Corbett makes promise, without specifics, on transit
NEW YORK -- After 16 months in which Gov. Tom Corbett offered little response to transportation-funding recommendations by his own advisory commission, he promised Saturday to back a comprehensive plan early next year.
That commitment included few details of how Mr. Corbett plans to find billions of dollars to repair the state's roads and bridges, but it elicited a palpable sigh of relief from business leaders and legislators who have called for a long-term funding strategy.
Industry representatives in attendance at a Pennsylvania Society event in New York City where the governor was speaking set an aggressive timeline of early spring for when they would like to see a comprehensive transportation plan signed into law.
"We didn't need the details. What we needed was him firing the starting gun, and that's what he did," said David Patti, of the Pennsylvania Business Council. "The big deal about transportation today was he put his own political skin in the game, really for the first time."
The governor spoke at the Pennsylvania Manufacturers Association breakfast as part of the annual Pennsylvania Society dinner and related receptions that draw public officials and political insiders.

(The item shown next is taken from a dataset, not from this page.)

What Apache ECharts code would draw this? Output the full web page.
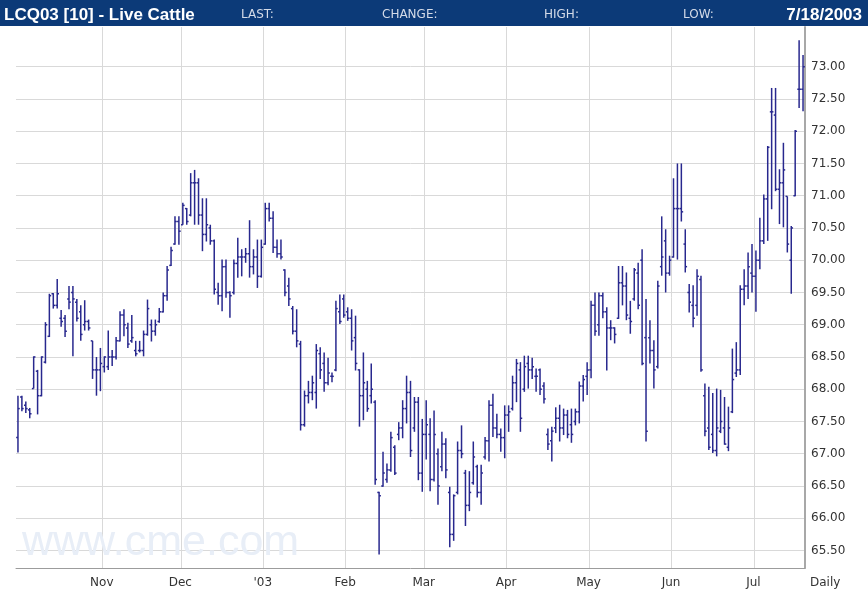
<!DOCTYPE html>
<html><head><meta charset="utf-8">
<script src="https://cdn.jsdelivr.net/npm/echarts@6/dist/echarts.min.js"></script>
<style>html,body{margin:0;padding:0;background:#fff}#c{width:868px;height:591px}</style>
</head><body><div id="c"></div>
<script>
// Trading days per month
const octDays = [2,3,4,7,8,9,10,11,14,15,16,17,18,21,22,23,24,25,28,29,30,31];
const novDays = [1,4,5,6,7,8,11,12,13,14,15,18,19,20,21,22,25,26,27,29];
const decDays = [2,3,4,5,6,9,10,11,12,13,16,17,18,19,20,23,24,26,27,30,31];
const janDays = [2,3,6,7,8,9,10,13,14,15,16,17,21,22,23,24,27,28,29,30,31];
const febDays = [3,4,5,6,7,10,11,12,13,14,17,18,19,20,21,24,25,26,27,28];
const marDays = [3,4,5,6,7,10,11,12,13,14,17,18,19,20,21,24,25,26,27,28,31];
const aprDays = [1,2,3,4,7,8,9,10,11,14,15,16,17,21,22,23,24,25,28,29,30];
const mayDays = [1,2,5,6,7,8,9,12,13,14,15,16,19,20,21,22,23,27,28,29,30];
const junDays = [2,3,4,5,6,9,10,11,12,13,16,17,18,19,20,23,24,25,26,27,30];
const julDays = [1,2,3,7,8,9,10,11,14,15,16,17,18];

// Bars: [open, high, low, close]
const octBars = [[67.25,67.90,67.02,67.70],[67.88,67.90,67.66,67.70],[67.75,67.81,67.63,67.70],[67.68,67.71,67.55,67.62],[68.01,68.51,68.01,68.50],[68.28,68.30,67.61,67.90],[67.90,68.51,67.89,68.50],[68.42,69.04,68.40,69.00],[68.82,69.48,68.81,69.45],[69.48,69.49,69.25,69.30],[69.30,69.71,69.25,69.48],[69.10,69.23,68.97,69.05],[69.10,69.15,68.81,68.90],[69.40,69.60,69.24,69.35],[69.50,69.60,68.51,69.40],[69.35,69.40,69.05,69.10],[69.20,69.30,68.75,68.85],[69.00,69.38,68.91,69.05],[69.05,69.08,68.91,68.95],[68.75,68.75,68.16,68.30],[68.30,68.50,67.90,68.30],[68.30,68.64,67.97,68.40]];
const novBars = [[68.35,68.51,68.26,68.50],[68.35,68.91,68.30,68.50],[68.50,68.61,68.36,68.50],[68.50,68.81,68.46,68.75],[68.75,69.21,68.74,69.15],[69.15,69.24,68.82,69.00],[68.95,69.03,68.64,68.70],[68.75,69.15,68.72,68.80],[68.60,68.75,68.51,68.55],[68.60,68.75,68.57,68.60],[68.60,68.91,68.51,68.85],[68.85,69.39,68.83,69.25],[69.00,69.08,68.74,68.90],[68.90,69.08,68.83,69.00],[69.05,69.26,69.03,69.20],[69.20,69.50,69.19,69.45],[69.45,69.91,69.37,69.85],[69.92,70.21,69.91,70.15],[70.25,70.68,70.24,70.60],[70.60,70.68,70.24,70.45]];
const decBars = [[70.55,70.89,70.55,70.85],[70.80,70.81,70.55,70.60],[70.70,71.35,70.68,71.20],[71.20,71.40,70.55,71.20],[71.20,71.27,70.55,70.70],[70.70,70.96,70.14,70.40],[70.40,70.96,70.29,70.55],[70.50,70.55,70.24,70.30],[70.30,70.32,69.47,69.55],[69.50,69.65,69.31,69.45],[69.45,70.01,69.21,69.90],[69.90,70.01,69.42,69.50],[69.50,69.52,69.11,69.45],[69.50,70.01,69.47,69.95],[69.95,70.35,69.73,70.05],[70.05,70.17,69.75,70.05],[70.05,70.19,69.96,70.10],[70.10,70.62,69.73,69.90],[69.90,70.17,69.78,70.05],[70.05,70.32,69.57,69.75],[69.75,70.32,69.73,70.20]];
const janBars = [[70.25,70.89,70.24,70.80],[70.80,70.89,70.60,70.65],[70.65,70.76,70.11,70.20],[70.20,70.32,70.04,70.10],[70.10,70.32,70.01,70.05],[69.85,69.86,69.44,69.50],[69.60,69.73,69.29,69.40],[69.25,69.29,68.85,68.90],[68.90,69.24,68.65,68.75],[68.70,68.75,67.36,67.45],[67.45,67.98,67.42,67.90],[67.90,68.13,67.78,67.95],[67.95,68.21,67.83,68.10],[67.95,68.70,67.70,68.60],[68.55,68.65,68.16,68.30],[68.40,68.57,67.96,68.10],[68.10,68.49,68.06,68.25],[68.20,68.26,68.11,68.20],[68.30,69.37,68.28,69.25],[69.20,69.47,69.01,69.05],[69.40,69.47,69.11,69.15]];
const febBars = [[69.20,69.27,69.06,69.10],[69.10,69.24,68.60,68.75],[68.80,69.14,68.29,68.40],[68.30,68.31,67.42,67.90],[67.90,68.57,67.52,68.10],[68.00,68.13,67.65,67.70],[67.90,68.40,67.78,68.00],[67.80,67.83,66.52,66.60],[66.40,66.41,65.44,66.35],[66.50,67.03,66.49,66.70],[66.60,66.85,66.55,66.75],[66.75,67.34,66.72,67.25],[67.10,67.13,66.67,66.70],[67.30,67.49,67.21,67.40],[67.40,67.83,67.24,67.70],[67.70,68.21,67.47,67.95],[67.95,68.13,66.95,67.05],[67.40,67.88,67.34,67.80],[67.80,67.88,66.59,66.70],[66.70,67.54,66.41,67.30]];
const marBars = [[67.30,67.83,66.91,67.45],[67.30,67.55,66.42,66.60],[66.60,67.67,66.57,67.30],[67.00,67.08,66.21,66.50],[66.80,67.34,66.73,67.15],[67.15,67.24,66.62,66.75],[66.40,66.49,65.55,65.75],[65.75,66.37,65.65,66.35],[66.40,67.19,66.37,67.05],[67.05,67.44,66.93,67.00],[66.70,66.75,65.88,66.20],[66.20,66.73,66.11,66.40],[66.55,67.19,66.52,66.95],[66.80,66.83,66.32,66.40],[66.40,66.83,66.21,66.70],[66.95,67.26,66.91,67.20],[67.20,67.83,66.88,67.75],[67.75,67.93,67.26,67.40],[67.40,67.62,67.24,67.30],[67.30,67.39,67.03,67.25],[67.25,67.75,66.93,67.60]];
const aprBars = [[67.60,67.75,67.34,67.65],[67.70,68.21,67.67,68.10],[68.10,68.47,67.80,68.40],[68.30,68.42,67.34,67.55],[68.00,68.52,67.96,68.35],[68.40,68.52,68.01,68.30],[68.30,68.49,68.16,68.35],[68.20,68.32,67.96,68.20],[68.30,68.32,67.91,68.00],[68.05,68.11,67.78,67.85],[67.30,67.39,67.06,67.15],[67.20,67.42,66.88,67.35],[67.40,67.72,67.32,67.55],[67.55,67.76,67.19,67.40],[67.40,67.70,67.29,67.60],[67.60,67.68,67.24,67.30],[67.45,67.70,67.17,67.30],[67.50,67.70,67.44,67.65],[67.65,68.12,67.47,68.05],[68.05,68.22,67.81,68.15],[68.20,68.42,67.91,68.30]];
const mayBars = [[68.30,69.37,68.17,69.30],[69.30,69.50,68.83,68.90],[69.00,69.50,68.83,69.45],[69.45,69.50,69.10,69.20],[69.20,69.27,68.29,68.95],[68.95,69.07,68.76,68.95],[68.95,68.96,68.71,68.85],[69.10,69.91,69.09,69.65],[69.65,69.91,69.30,69.60],[69.60,69.81,69.07,69.15],[69.10,69.37,68.86,69.05],[69.40,69.88,69.37,69.85],[69.80,69.96,69.24,69.30],[70.00,70.17,68.37,68.40],[68.80,69.40,67.19,67.35],[68.80,69.07,68.40,68.60],[68.60,68.76,68.01,68.30],[68.35,69.68,68.32,69.60],[69.90,70.68,69.76,70.05],[70.30,70.48,69.50,69.80],[69.80,70.07,69.76,70.00]];
const junBars = [[70.05,71.27,70.04,70.80],[70.80,71.50,70.01,70.80],[70.80,71.50,70.60,70.75],[70.25,70.48,69.81,69.90],[69.50,69.63,69.19,69.35],[69.30,69.61,68.96,69.10],[69.30,69.86,69.14,69.75],[69.70,69.76,68.27,68.30],[67.90,68.09,67.27,67.35],[67.40,68.04,67.06,67.10],[67.30,67.94,67.01,67.05],[67.05,68.01,66.96,67.40],[67.35,67.99,67.32,67.50],[67.40,67.88,67.14,67.15],[67.10,67.73,67.04,67.40],[67.65,68.63,67.63,68.15],[68.25,68.73,68.19,68.30],[68.30,69.61,68.22,69.55],[69.55,69.86,69.30,69.60],[69.60,70.12,69.40,69.90],[69.80,70.25,69.50,69.75]];
const julBars = [[69.75,70.15,69.20,70.00],[70.00,70.66,69.86,70.30],[70.30,71.02,70.25,70.95],[70.95,71.77,70.30,71.75],[72.30,72.67,70.79,72.30],[72.25,72.67,71.07,71.10],[71.10,71.41,70.56,71.20],[71.20,71.82,70.51,71.40],[70.99,70.99,70.12,70.25],[70.00,70.53,69.48,70.50],[71.00,72.02,70.99,72.00],[72.65,73.41,72.36,72.65],[72.65,73.18,72.31,73.00]];

const monthKeys = ['2002-10','2002-11','2002-12','2003-01','2003-02','2003-03','2003-04','2003-05','2003-06','2003-07'];
const monthLabels = ['', 'Nov', 'Dec', "'03", 'Feb', 'Mar', 'Apr', 'May', 'Jun', 'Jul'];
const yTicks = [65.5,66,66.5,67,67.5,68,68.5,69,69.5,70,70.5,71,71.5,72,72.5,73];

const monthDays = [octDays,novDays,decDays,janDays,febDays,marDays,aprDays,mayDays,junDays,julDays];
const monthBars = [octBars,novBars,decBars,janBars,febBars,marBars,aprBars,mayBars,junBars,julBars];

const categories = [];
const ohlc = [];
const labelAt = {};
monthKeys.forEach((ym, m) => {
  const days = monthDays[m], bars = monthBars[m];
  days.forEach((d, k) => {
    if (k >= bars.length) return;
    const idx = categories.length;
    if (k === 0 && monthLabels[m]) labelAt[idx] = monthLabels[m];
    categories.push(ym + '-' + String(d).padStart(2, '0'));
    const b = bars[k];
    ohlc.push([idx, b[0], b[1], b[2], b[3]]);
  });
});

const barColor = '#28288e';
function renderItem(params, api) {
  const i = api.value(0);
  const o = api.coord([i, api.value(1)]);
  const h = api.coord([i, api.value(2)]);
  const l = api.coord([i, api.value(3)]);
  const c = api.coord([i, api.value(4)]);
  const x = h[0];
  const t = 1.8;
  const st = { stroke: barColor, lineWidth: 1.5 };
  return {
    type: 'group',
    children: [
      { type: 'line', shape: { x1: x, y1: h[1], x2: x, y2: l[1] }, style: st },
      { type: 'line', shape: { x1: x - t, y1: o[1], x2: x, y2: o[1] }, style: st },
      { type: 'line', shape: { x1: x, y1: c[1], x2: x + t, y2: c[1] }, style: st }
    ]
  };
}

const chart = echarts.init(document.getElementById('c'), null, { renderer: 'canvas' });
const isMonthStart = (i) => labelAt[i] !== undefined;
chart.setOption({
  animation: false,
  backgroundColor: '#ffffff',
  grid: { left: 16, right: 63, top: 27, bottom: 23, containLabel: false, outerBoundsMode: 'none' },
  xAxis: {
    type: 'category',
    data: categories,
    boundaryGap: true,
    axisLine: { show: true, lineStyle: { color: '#9c9c9c', width: 1 } },
    axisTick: { show: false },
    axisLabel: {
      interval: isMonthStart,
      formatter: (v, i) => labelAt[i] || '',
      color: '#333', fontSize: 12, fontFamily: 'DejaVu Sans', margin: 9,
      padding: [0, 5, 0, 0]
    },
    splitLine: { show: true, interval: isMonthStart, lineStyle: { color: '#d9d9d9', width: 1 } }
  },
  yAxis: {
    type: 'value',
    position: 'right',
    min: 65.229,
    max: 73.615,
    axisLine: { show: true, lineStyle: { color: '#a8a8a8', width: 2 } },
    axisTick: { show: false, customValues: yTicks },
    axisLabel: { customValues: yTicks, formatter: (v) => Number(v).toFixed(2), color: '#333', fontSize: 12, fontFamily: 'DejaVu Sans', margin: 6 },
    splitLine: { show: true, lineStyle: { color: '#d9d9d9', width: 1 } }
  },
  series: [{
    type: 'custom',
    renderItem: renderItem,
    data: ohlc,
    encode: { x: 0, y: [1, 2, 3, 4] },
    z: 5
  }],
  graphic: [
    { type: 'text', z: 1, x: 22, y: 543, style: { text: 'www.cme.com', fill: '#e8eef7', font: '43px "Liberation Sans", Arial, sans-serif', verticalAlign: 'middle' } },
    { type: 'rect', z: 100, shape: { x: 0, y: 0, width: 868, height: 26 }, style: { fill: '#0c3a78' } },
    { type: 'text', z: 101, x: 4, y: 15, style: { text: 'LCQ03 [10] - Live Cattle', fill: '#ffffff', font: 'bold 17px "Liberation Sans", Arial, sans-serif', verticalAlign: 'middle' } },
    { type: 'text', z: 101, x: 241, y: 15, style: { text: 'LAST:', fill: '#d4dbe8', font: '12px "DejaVu Sans", sans-serif', verticalAlign: 'middle' } },
    { type: 'text', z: 101, x: 382, y: 15, style: { text: 'CHANGE:', fill: '#d4dbe8', font: '12px "DejaVu Sans", sans-serif', verticalAlign: 'middle' } },
    { type: 'text', z: 101, x: 544, y: 15, style: { text: 'HIGH:', fill: '#d4dbe8', font: '12px "DejaVu Sans", sans-serif', verticalAlign: 'middle' } },
    { type: 'text', z: 101, x: 683, y: 15, style: { text: 'LOW:', fill: '#d4dbe8', font: '12px "DejaVu Sans", sans-serif', verticalAlign: 'middle' } },
    { type: 'text', z: 101, x: 862, y: 15, style: { text: '7/18/2003', fill: '#ffffff', font: 'bold 17px "Liberation Sans", Arial, sans-serif', align: 'right', verticalAlign: 'middle' } },
    { type: 'text', z: 101, x: 810, y: 583, style: { text: 'Daily', fill: '#333', font: '12px "DejaVu Sans", sans-serif', verticalAlign: 'middle' } }
  ]
});
</script>
</body></html>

Mr. Corbett delivered a wide-ranging speech that reaffirmed his commitment to privatizing the state's liquor stores and resolving the pension-funding crisis, but the response focused on his infrastructure remarks.
Speaking to reporters afterward, Mr. Corbett said he has a transportation-funding plan "ready to go" but declined to disclose specifics as he talks with the state House and Senate.
The governor did point to a state law passed last year allowing for public-private partnerships to pay for infrastructure projects and to the recent federal highway bill as having given Pennsylvania several helpful funding tools.
"What we've been doing for the last two years is modernizing PennDOT as we said we would [and] gaining the efficiencies in PennDOT," he said. "Those were two legs of a three-legged stool, if you will. Now we go to the funding side and to the future."
His transportation secretary, Barry Schoch, said the revenue-raising options being proposed follow the "basic tenets" of the report issued last year by the Transportation Funding Advisory Commission.
That report called for raising $2.7 billion annually through lifting a cap on a tax charged to fuel distributors and by raising license and registration fees.
Mr. Corbett declined Saturday to say whether his plan will include hiking fees on drivers, but he has previously suggested that he may be amenable to lifting the cap on the oil franchise tax.
Sen. John Rafferty, R-Montgomery, last session's transportation committee chairman, said legislation he plans to introduce in late January or early February is "a very encompassing bill" that would raise between $1.6 billion and $2.2 billion during the next fiscal year, which begins July 1.
While he's discussed his approach with the Corbett administration and Senate Democrats, Mr. Rafferty said he had not yet talked with House Republicans, who are in the process of replacing their transportation committee chairman, former state Rep. Rick Geist, R-Blair.
House Majority Leader Mike Turzai, R-Bradford Woods, said he is looking forward to seeing the administration's "concrete proposals" for transportation funding soon.
In Allegheny County, business and transportation leaders applauded the governor's remarks, describing them as a significant step toward beginning repairs to an aging infrastructure.
"We appreciate the governor's commitment to a comprehensive, multi-modal statewide transportation funding solution and we look forward to working with him, state legislators and Allegheny County Executive Rich Fitzgerald to achieve a reliable, sustainable funding source that grows with inflation," Port Authority Chief Executive Officer Steve Bland said in a statement.
Dennis Yablonsky, CEO of the Allegheny Conference on Community Development, said Mr. Corbett's comments were a sign of his "clear commitment" to a funding plan.
"He recognizes the vital importance of our transportation infrastructure and transit systems in moving goods to market and people to work, school, and other daily activities," Mr. Yablonsky said.
Mr. Corbett said he is aiming to get a funding plan approved before the state budget deadline at the end of June, while business leaders urged passing the necessary bills by April 1.
Robert Latham, executive vice president of Associated Pennsylvania Constructors, said swift approval would ensure that the state does not miss another construction cycle.
"We have to work under project schedules," Mr. Latham said. "Why shouldn't they?"